USA TODAY Sports
Syracuse went back to its early-season form Wednesday easily defeating visiting Providence at the Carrier Dome.
After-the-fact apologizes are most of the time worthless, however, sometimes they're needed. Thursday, a day after the No. 8-ranked Syracuse Orange dominated Providence, 84-59, at the Carrier Dome, is one of those days to apologize to #OrangeNation for my grumpiness.
If you recall, on Tuesday I published a not-so flattering article on the Orange, who at the time had lost three of their last five games and had gone from a Final Four favorite to a near lock to be one of March's first- or second-round upsets.
Over the course of the last month or so, Syracuse had been lousy and, in my defense, I had a right to be nervous - as did most of you who commented on my post.
Last night's thumping of Providence, which maybe played the worst half of basketball this season, eased my concerns just a bit.
I know the victory was over the Friars, but here's a few things I like about last night's win.
Michael Carter-Williams used his scoring to opening up passing lanes
I harp on MCW a lot, and most of the time it is because I expect too much from the sophomore.

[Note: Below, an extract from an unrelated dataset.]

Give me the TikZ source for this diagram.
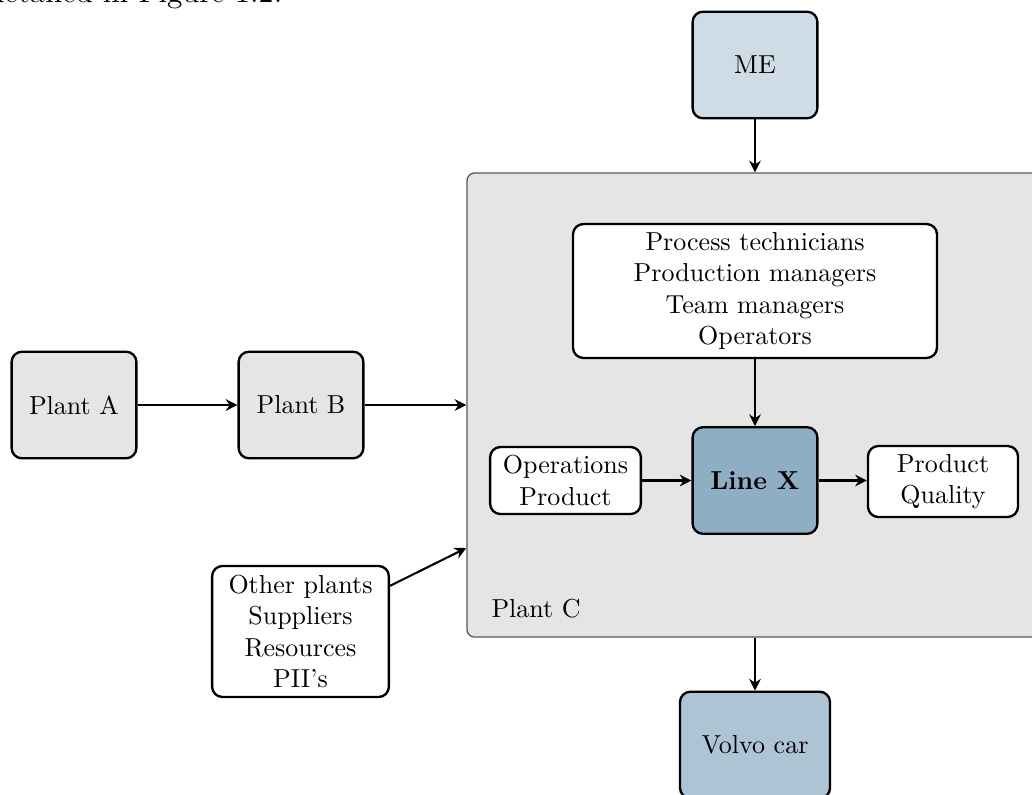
\documentclass[tikz,border=0pt]{standalone}
\usetikzlibrary{arrows.meta,calc}

\definecolor{plantgray}{HTML}{E5E5E5}
\definecolor{mecolor}{HTML}{CFDCE5}
\definecolor{linecolor}{HTML}{8EAEC4}
\definecolor{carcolor}{HTML}{ADC4D5}

\tikzset{
  box/.style={draw=black, line width=0.9pt, rounded corners=4pt, align=center,
              inner sep=2pt, minimum width=48pt, minimum height=41pt},
  whitebox/.style={box, fill=white},
  container/.style={draw=black!65, fill=plantgray, line width=0.5pt, rounded corners=3pt},
  arr/.style={line width=0.8pt, -{Stealth[length=4.5pt,width=4.5pt,inset=1.5pt]}},
}

\begin{document}
\begin{tikzpicture}[x=0.3846pt, y=-0.3846pt]
  \useasboundingbox (0,0) rectangle (1032,794);
  \clip (0,0) rectangle (1032,794);

  % running text above the figure
  \node[anchor=base east, inner sep=0pt, font=\fontsize{12}{14}\selectfont] (header) at (283,3) {detailed in Figure 1.2.};

  % the plant that holds the line
  \node[container, minimum width=243.5pt, minimum height=178.5pt] (plantC) at (783.5,405) {};
  \node[anchor=base west, inner sep=0pt] (plantClabel) at (491,617) {Plant C};

  % upstream plants
  \node[box, fill=plantgray] (plantA) at (74,405) {Plant A};
  \node[box, fill=plantgray] (plantB) at (301,405) {Plant B};

  % engineering and customer
  \node[box, fill=mecolor] (me) at (755,65) {ME};
  \node[box, fill=carcolor, minimum width=57.7pt] (volvo) at (755,745) {Volvo car};

  % inside plant C
  \node[whitebox, minimum width=140pt, minimum height=51.5pt] (staff) at (755,291)
    {Process technicians\\Production managers\\Team managers\\Operators};
  \node[box, fill=linecolor] (lineX) at (755,480.5) {\textbf{Line X}};
  \node[whitebox, minimum width=58pt, minimum height=25.8pt] (ops) at (565.5,480.5)
    {Operations\\Product};
  \node[whitebox, minimum width=57.7pt, minimum height=27.3pt] (quality) at (943,481.5)
    {Product\\Quality};

  % other inputs
  \node[whitebox, minimum width=68pt, minimum height=50.4pt] (other) at (300.5,631.5)
    {Other plants\\Suppliers\\Resources\\PII's};

  % connectors
  \draw[arr] (plantA.east) -- (plantB.west);
  \draw[arr] (plantB.east) -- (plantC.west);
  \draw[arr] (me.south) -- (me.south |- plantC.north);
  \draw[arr] (staff.south) -- (lineX.north);
  \draw[arr] (ops.east) -- (ops.east -| lineX.west);
  \draw[arr] (lineX.east) -- (lineX.east -| quality.west);
  \draw[arr] (plantC.south -| volvo.north) -- (volvo.north);
  \draw[arr] ($(other.north east)+(0,21)$) -- ($(plantC.west)+(0,143)$);
\end{tikzpicture}
\end{document}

Lately, his decision making has been poor, he hasn't been able to make any shot other than a 3-pointer in rhythm and all of these aspects has led to awful offensive play by the Orange - as MCW goes as does the SU offense.
On Tuesday, I finally saw flashes of the soon-to-be lottery pick "getting it."
If you noticed, the floor general began the game taken the ball to the rim. His first bucket of the night was the Orange's first and it resulted in an old-fashioned 3-point play.
Much like a NFL team opens up its passing game by running the ball down the opponent's throats, MCW did basically the same thing against Providence. Once he asserted his offensive game - and made a few shots (all near the rim) - he was able to pick a part the Friars' defense, which held its previous four opponents to an average of 55.5 point per game.
MCW didn't tally his first assists until six minutes into the contest, but by halftime he had eight assists, four of them coming during a 1 minute, 30 second span at the tail end of the first half, which ended with Syracuse leading 43-16.
No one should be a fan of MCW trying to be a scorer, because he isn't. But Syracuse fans should be able to live with him asserting himself as one, early on, to open up the opponent's defense.
This happened Wednesday night and it led to 15 points, on 5 of 8 shooting, and 12 assists - his highest total since a 13-assists performance, Dec. 31, against Central Connecticut.
C.J. Fair is on fire
Like a freakin' ninja, the junior forward is slowly becoming the prime-time player Syracuse will need to make a deep run into March.
Every night he is scoring and rebounding. In the past six games, Fair is averaging 17.3 ppg, on 51-percent shooting, and 8.0 rebounds.
Right before halftime Wednesday night I thought to myself: "Where the heck has C.J. Fair been tonight?"
I nearly did a spit take when I looked at the box score and he had already tallied nine points and four rebounds. And then, BANG he nailed a 3-pointer to give himself 12 and 4 at halftime. He finished with 20 and 10 - his third double-double in six games.
Since SU's loss to Temple, Dec. 22, Fair hasn't tallied less than 10 points in a game.
Fair may not be Syracuse's "go-to" guy in the clutch, but there's no doubt he is showing up and performing at a high level every night; and that's exactly what good teams need to advance in a one-and-done situation.
Hello, transition game!
The Orange used a decent defensive effort to spark a transition game that scored 20 of the Orange's 84 points.
The last time Syracuse tallied that many transition points in a game was Jan 2 in a 78-53 victory over Rutgers. Since a Dec. 8 win over Monmouth, the Orange have only reached the 20-point mark just three times in 17 games.
(Last season's team was able to hit the mark six times and reached the 15-point mark 14 times.)
Though, I must point out that stats do lie sometimes. Looking at the box score one would figure Syracuse played outstanding perimeter defense, which helped lead to the transition game, as the Friars shot 3-for-18 from behind the 3-point line. But watching the game there was still way too many wide-open 3-pointers in the corners.
Luckily, for Syracuse, they didn't fall.
Overall, there was a lot to like about what Syracuse did Wednesday and we can all just hope it carries over to Saturday's showdown with the Georgetown Hoyas.